L'initiative du président Macron a permis de «libérer» temporairement l'ex Premier ministre captif, dont la démission à la télévision saoudienne n'avait guère convaincu, ressemblant plus à une déclaration sous contrainte qu'à l'acte politique d'un homme libre. L'Arabie saoudite, dans sa volonté de contrer l'influence iranienne dans la région, en poussant à la démission du Premier ministre, a échoué, et le regain de tensions tant recherché entre sunnite et chiites, n'a pas eu lieu: «C'est une erreur, une grosse maladresse», avance M. Touma.
Saad Hariri, après avoir investi le Hezbollah au sein du gouvernement, a été taxé de complaisance: «en un an, le leader du Hezbollah a fait 15 discours incendiaires contre l'Arabie saoudite et la famille royale». Une campagne que le royaume n'a pas appréciée et qui a provoqué la crise actuelle, prévisible selon certains, car Hariri aurait été «mis en garde», contre cette violation du principe de «distanciation», cher au parlement national.
«Je ne pense pas que l'Arabie saoudite ait joué un coup gagnant, en effet», constate également François Costantini. On voit difficilement l'Arabie Saoudite imposer quelqu'un d'autre que Saad Hariri. Tous les autres leaders sunnites ne sont pas proches de l'Arabie Saoudite, ils sont plutôt proches de la Syrie, au départ.»
L'Arabie saoudite perd donc l'un de ses rares alliés au sein du pouvoir libanais à cause d'un stratagème qui a fait long feu.
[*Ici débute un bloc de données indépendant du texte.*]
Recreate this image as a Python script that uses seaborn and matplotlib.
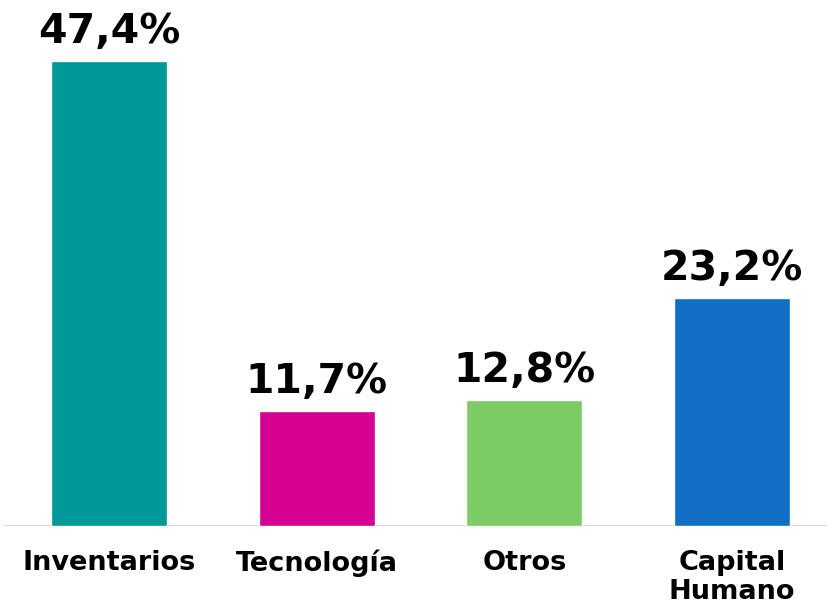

Dans la foulée, Riyad a menacé de suspendre le Liban de la ligue arabe… Mais cette manœuvre l'isolerait davantage:
«Je verrai mal l'Arabie Saoudite demander la suspension du Liban de la Ligue arabe, parce qu'elle se couperait d'un certain nombre de pays, comme l'Algérie, qui n'a pas épousé la stratégie de renversement du régime syrien et qui est un pays qui compte», estime M. Costantini.
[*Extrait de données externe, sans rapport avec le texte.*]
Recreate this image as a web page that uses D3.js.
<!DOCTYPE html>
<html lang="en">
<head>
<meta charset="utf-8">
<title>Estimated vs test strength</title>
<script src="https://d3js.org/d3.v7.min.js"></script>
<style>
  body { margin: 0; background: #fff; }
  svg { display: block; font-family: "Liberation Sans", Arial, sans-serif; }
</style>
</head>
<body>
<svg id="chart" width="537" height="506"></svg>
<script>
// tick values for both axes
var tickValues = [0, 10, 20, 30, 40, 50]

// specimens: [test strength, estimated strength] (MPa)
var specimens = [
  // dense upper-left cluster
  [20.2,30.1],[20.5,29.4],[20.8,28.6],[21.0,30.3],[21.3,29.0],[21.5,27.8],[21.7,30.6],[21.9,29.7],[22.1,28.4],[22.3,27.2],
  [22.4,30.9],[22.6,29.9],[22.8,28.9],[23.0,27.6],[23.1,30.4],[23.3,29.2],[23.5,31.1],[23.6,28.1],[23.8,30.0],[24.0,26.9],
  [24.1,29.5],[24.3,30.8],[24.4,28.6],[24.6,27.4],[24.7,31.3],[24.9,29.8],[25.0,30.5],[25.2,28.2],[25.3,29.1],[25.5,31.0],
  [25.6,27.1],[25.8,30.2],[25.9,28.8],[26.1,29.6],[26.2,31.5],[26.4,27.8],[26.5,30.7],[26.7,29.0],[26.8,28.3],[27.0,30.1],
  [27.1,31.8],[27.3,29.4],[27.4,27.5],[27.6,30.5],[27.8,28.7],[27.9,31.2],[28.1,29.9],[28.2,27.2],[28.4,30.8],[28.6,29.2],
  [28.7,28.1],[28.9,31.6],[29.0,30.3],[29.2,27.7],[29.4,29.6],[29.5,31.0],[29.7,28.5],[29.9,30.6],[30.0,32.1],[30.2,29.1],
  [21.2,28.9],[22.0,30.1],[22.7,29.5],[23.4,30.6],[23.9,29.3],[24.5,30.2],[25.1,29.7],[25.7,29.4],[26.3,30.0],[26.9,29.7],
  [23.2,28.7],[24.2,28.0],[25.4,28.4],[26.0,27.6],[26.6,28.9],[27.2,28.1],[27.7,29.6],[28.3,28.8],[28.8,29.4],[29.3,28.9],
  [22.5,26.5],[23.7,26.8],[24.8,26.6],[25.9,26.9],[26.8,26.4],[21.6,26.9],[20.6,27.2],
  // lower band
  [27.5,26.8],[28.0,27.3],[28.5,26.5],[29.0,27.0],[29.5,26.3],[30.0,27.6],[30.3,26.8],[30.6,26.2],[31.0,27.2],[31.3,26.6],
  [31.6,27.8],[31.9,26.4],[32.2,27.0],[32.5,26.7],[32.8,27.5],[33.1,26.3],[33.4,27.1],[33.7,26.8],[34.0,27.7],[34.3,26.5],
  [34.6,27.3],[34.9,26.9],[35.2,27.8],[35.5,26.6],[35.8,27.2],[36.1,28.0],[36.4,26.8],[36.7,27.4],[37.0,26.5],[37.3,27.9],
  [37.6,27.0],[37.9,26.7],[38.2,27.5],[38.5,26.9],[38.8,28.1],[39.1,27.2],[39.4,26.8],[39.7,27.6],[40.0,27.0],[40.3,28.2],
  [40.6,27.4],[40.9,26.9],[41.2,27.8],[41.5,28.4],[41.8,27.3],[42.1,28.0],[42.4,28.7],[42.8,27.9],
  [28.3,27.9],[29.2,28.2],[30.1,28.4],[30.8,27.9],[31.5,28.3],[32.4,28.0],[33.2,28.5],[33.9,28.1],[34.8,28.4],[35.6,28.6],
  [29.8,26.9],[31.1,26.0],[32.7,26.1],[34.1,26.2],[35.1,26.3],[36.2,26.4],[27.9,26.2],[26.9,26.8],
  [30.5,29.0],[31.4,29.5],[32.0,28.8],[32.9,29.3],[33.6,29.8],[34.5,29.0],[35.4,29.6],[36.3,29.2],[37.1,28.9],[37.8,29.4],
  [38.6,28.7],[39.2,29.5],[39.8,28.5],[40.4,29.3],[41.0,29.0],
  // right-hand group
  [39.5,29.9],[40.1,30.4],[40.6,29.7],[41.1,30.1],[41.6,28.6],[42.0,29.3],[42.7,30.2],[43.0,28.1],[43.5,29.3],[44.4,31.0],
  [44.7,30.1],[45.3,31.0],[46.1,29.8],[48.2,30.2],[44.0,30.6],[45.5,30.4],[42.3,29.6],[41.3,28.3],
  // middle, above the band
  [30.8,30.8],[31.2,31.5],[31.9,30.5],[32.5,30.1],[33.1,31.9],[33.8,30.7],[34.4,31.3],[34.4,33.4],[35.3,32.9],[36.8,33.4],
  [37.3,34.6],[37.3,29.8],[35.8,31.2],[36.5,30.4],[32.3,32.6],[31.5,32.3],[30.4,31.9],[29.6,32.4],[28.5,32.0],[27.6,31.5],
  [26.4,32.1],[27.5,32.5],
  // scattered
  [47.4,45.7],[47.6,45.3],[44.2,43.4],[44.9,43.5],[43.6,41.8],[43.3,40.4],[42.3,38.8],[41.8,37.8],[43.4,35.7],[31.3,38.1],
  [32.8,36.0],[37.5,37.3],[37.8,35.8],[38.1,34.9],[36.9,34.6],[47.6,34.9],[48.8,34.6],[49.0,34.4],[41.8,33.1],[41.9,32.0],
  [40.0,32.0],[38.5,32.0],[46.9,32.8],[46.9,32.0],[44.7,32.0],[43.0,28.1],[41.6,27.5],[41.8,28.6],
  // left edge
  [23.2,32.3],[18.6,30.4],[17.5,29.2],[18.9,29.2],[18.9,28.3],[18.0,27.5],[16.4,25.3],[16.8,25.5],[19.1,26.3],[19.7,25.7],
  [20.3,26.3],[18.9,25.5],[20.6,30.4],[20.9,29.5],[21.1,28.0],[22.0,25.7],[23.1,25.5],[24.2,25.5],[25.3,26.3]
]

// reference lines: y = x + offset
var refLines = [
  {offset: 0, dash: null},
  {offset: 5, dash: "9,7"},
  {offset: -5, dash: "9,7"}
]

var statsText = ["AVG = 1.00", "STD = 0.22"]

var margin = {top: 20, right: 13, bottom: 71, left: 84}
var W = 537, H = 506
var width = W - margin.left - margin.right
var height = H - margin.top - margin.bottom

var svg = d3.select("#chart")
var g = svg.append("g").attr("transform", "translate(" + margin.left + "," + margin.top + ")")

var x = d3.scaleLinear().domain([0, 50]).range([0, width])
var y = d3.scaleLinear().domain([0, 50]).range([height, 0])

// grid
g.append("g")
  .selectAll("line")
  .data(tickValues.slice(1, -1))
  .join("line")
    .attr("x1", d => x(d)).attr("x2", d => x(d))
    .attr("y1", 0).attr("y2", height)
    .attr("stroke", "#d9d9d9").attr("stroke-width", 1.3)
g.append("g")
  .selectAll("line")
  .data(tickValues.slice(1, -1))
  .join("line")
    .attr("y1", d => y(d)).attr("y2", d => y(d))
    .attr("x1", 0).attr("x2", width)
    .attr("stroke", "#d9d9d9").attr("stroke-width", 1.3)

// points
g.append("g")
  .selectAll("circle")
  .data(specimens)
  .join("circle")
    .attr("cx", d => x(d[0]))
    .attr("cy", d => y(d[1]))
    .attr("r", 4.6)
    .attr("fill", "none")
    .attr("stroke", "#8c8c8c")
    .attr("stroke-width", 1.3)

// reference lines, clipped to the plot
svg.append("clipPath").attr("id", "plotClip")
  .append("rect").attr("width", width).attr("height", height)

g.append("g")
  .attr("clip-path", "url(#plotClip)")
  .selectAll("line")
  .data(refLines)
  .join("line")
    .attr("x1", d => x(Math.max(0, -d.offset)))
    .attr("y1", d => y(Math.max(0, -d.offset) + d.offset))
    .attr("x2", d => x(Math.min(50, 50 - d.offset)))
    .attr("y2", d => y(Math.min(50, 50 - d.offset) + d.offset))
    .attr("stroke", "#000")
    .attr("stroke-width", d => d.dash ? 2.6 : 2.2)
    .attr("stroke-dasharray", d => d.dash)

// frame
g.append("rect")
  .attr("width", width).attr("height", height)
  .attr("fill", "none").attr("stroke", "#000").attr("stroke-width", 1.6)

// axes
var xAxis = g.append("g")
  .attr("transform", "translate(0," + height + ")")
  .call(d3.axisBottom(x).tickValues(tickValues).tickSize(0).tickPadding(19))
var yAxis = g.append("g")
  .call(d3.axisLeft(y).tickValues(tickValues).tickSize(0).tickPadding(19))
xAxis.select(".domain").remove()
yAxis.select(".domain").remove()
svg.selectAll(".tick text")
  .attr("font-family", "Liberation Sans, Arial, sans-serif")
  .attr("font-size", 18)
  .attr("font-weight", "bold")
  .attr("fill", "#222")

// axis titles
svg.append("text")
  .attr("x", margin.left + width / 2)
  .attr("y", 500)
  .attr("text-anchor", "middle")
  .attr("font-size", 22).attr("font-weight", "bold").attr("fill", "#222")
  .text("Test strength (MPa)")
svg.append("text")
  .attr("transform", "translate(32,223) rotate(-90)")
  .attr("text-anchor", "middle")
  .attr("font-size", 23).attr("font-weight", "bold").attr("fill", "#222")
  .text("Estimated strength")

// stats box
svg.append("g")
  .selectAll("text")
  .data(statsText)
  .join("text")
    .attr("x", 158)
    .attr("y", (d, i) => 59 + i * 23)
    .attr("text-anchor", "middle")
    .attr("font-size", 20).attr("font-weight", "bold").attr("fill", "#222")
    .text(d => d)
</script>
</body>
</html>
Il rappelle également les dissensions latentes «sunnito-sunnites», avec la mise à l'index de pays qui ne suivent pas Riyad «dans sa stratégie d'affrontement frontale avec l'Iran». On l'a vu récemment avec le Qatar et l'Irak, selon l'expert, serait aussi «dans son viseur».
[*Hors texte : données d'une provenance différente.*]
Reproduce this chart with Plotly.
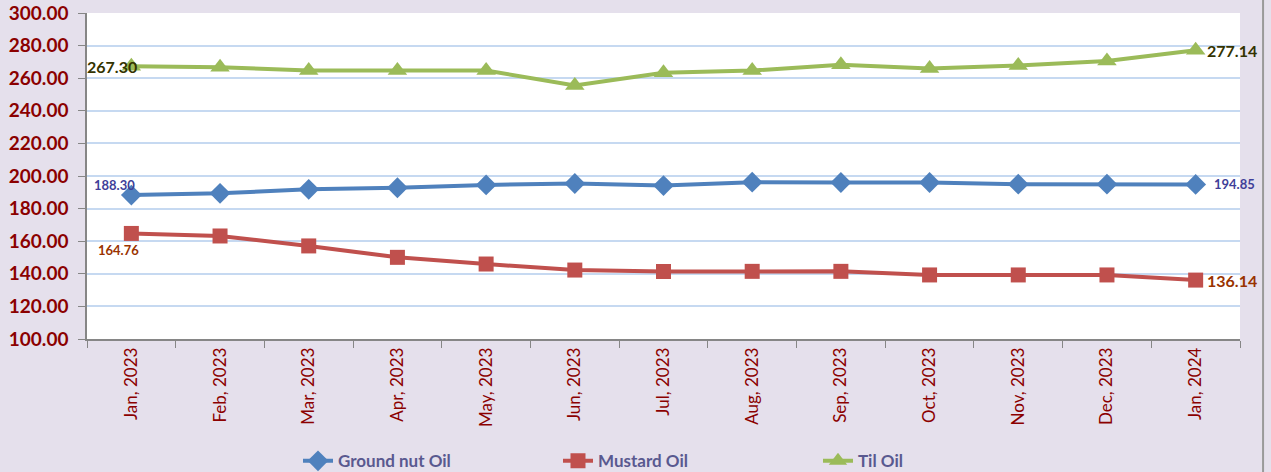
import plotly.graph_objects as go

months = ['Jan, 2023', 'Feb, 2023', 'Mar, 2023', 'Apr, 2023', 'May, 2023', 'Jun, 2023',
          'Jul, 2023', 'Aug, 2023', 'Sep, 2023', 'Oct, 2023', 'Nov, 2023', 'Dec, 2023', 'Jan, 2024']
groundnut = [188.30, 189.4, 191.8, 192.8, 194.5, 195.4, 194.1, 196.2, 196.0, 196.0, 195.0, 195.0, 194.85]
mustard = [164.76, 163.2, 157.1, 150.1, 146.0, 142.3, 141.4, 141.5, 141.5, 139.3, 139.3, 139.3, 136.14]
til = [267.30, 266.7, 264.7, 264.7, 264.7, 255.5, 263.3, 264.7, 268.2, 266.0, 267.8, 270.6, 277.14]

font = 'Lato'
fig = go.Figure()
fig.add_trace(go.Scatter(x=months, y=groundnut, name='Ground nut Oil', mode='lines+markers',
                         line=dict(color='#4F81BD', width=4),
                         marker=dict(symbol='diamond', size=16, color='#4F81BD')))
fig.add_trace(go.Scatter(x=months, y=mustard, name='Mustard Oil', mode='lines+markers',
                         line=dict(color='#C0504D', width=4),
                         marker=dict(symbol='square', size=15, color='#C0504D')))
fig.add_trace(go.Scatter(x=months, y=til, name='Til Oil', mode='lines+markers',
                         line=dict(color='#9BBB59', width=4),
                         marker=dict(symbol='triangle-up', size=17, color='#9BBB59')))

# data labels on first and last points
labels = [
    (months[0], til[0], '#333300', 16, 'center', -19, 0),
    (months[-1], til[-1], '#333300', 16, 'left', 9, 0),
    (months[0], groundnut[0], '#3F3F99', 13, 'center', -17, 10),
    (months[-1], groundnut[-1], '#3F3F99', 13, 'left', 16, 0),
    (months[0], mustard[0], '#993300', 13, 'center', -13, -17),
    (months[-1], mustard[-1], '#993300', 16, 'left', 9, 0),
]
for x, y, c, s, anc, dx, dy in labels:
    fig.add_annotation(x=x, y=y, text='<b>%.2f</b>' % y, showarrow=False,
                       font=dict(family=font, size=s, color=c),
                       xanchor=anc, yanchor='middle', xshift=dx, yshift=dy)

# outer frame line on the right edge
fig.add_shape(type='line', xref='paper', yref='paper', x0=1.02, x1=1.02, y0=-0.41, y1=1.05,
              line=dict(color='#9A9A9A', width=2), layer='above')

fig.update_layout(
    width=1271, height=472,
    margin=dict(l=87, r=31, t=13, b=133, autoexpand=False),
    paper_bgcolor='#E5E0EC', plot_bgcolor='white',
    font=dict(family=font),
    showlegend=True,
    legend=dict(orientation='h', x=0.183, xanchor='left', y=-0.375, yanchor='middle',
                font=dict(family=font, size=17, color='#595990', weight='bold'),
                entrywidth=215, bgcolor='rgba(0,0,0,0)'),
    xaxis=dict(type='category', range=[-0.5, 12.5], tickson='boundaries', ticks='outside',
               ticklen=7, tickcolor='#868686', showline=True, linecolor='#868686', linewidth=1.5,
               showgrid=False, tickangle=-90, automargin=False,
               tickfont=dict(family=font, size=17, color='#8B0000')),
    yaxis=dict(range=[100, 300], dtick=20, tickformat='.2f', ticks='outside', ticklen=7,
               tickcolor='#868686', showline=True, linecolor='#868686', linewidth=1.5,
               gridcolor='#C6D9F1', gridwidth=1.5, zeroline=False, automargin=False,
               ticklabelstandoff=6,
               tickfont=dict(family=font, size=19, color='#8B0000', weight='bold')),
)

fig.write_html('out.html', config={'displayModeBar': False},
               post_script="document.body.style.margin='0';")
Soit Paris sauve la situation d'un conflit imminent, soit elle se met au ban de la région, et la situation d'autant plus scrutée que «nous sommes partis pour une longue crise politique et peut-être même institutionnelle», commente Michel Touma, depuis Beyrouth. Et son pronostic est loin d'être rassurant:
«Il y a des craintes sécuritaires, tout le monde en parle. On craint une reprise des assassinats politiques, comme en 2005. C'est évidemment qu'il y a un risque de guerre. Mais l'impression qui prévaut actuellement, dans les médias, c'est que ce risque n'est pas sérieux. Mais dans cette région, les choses peuvent basculer en 24 h ou 48 h. Disons que tous les éléments qui peuvent aboutir à une guerre sont là.»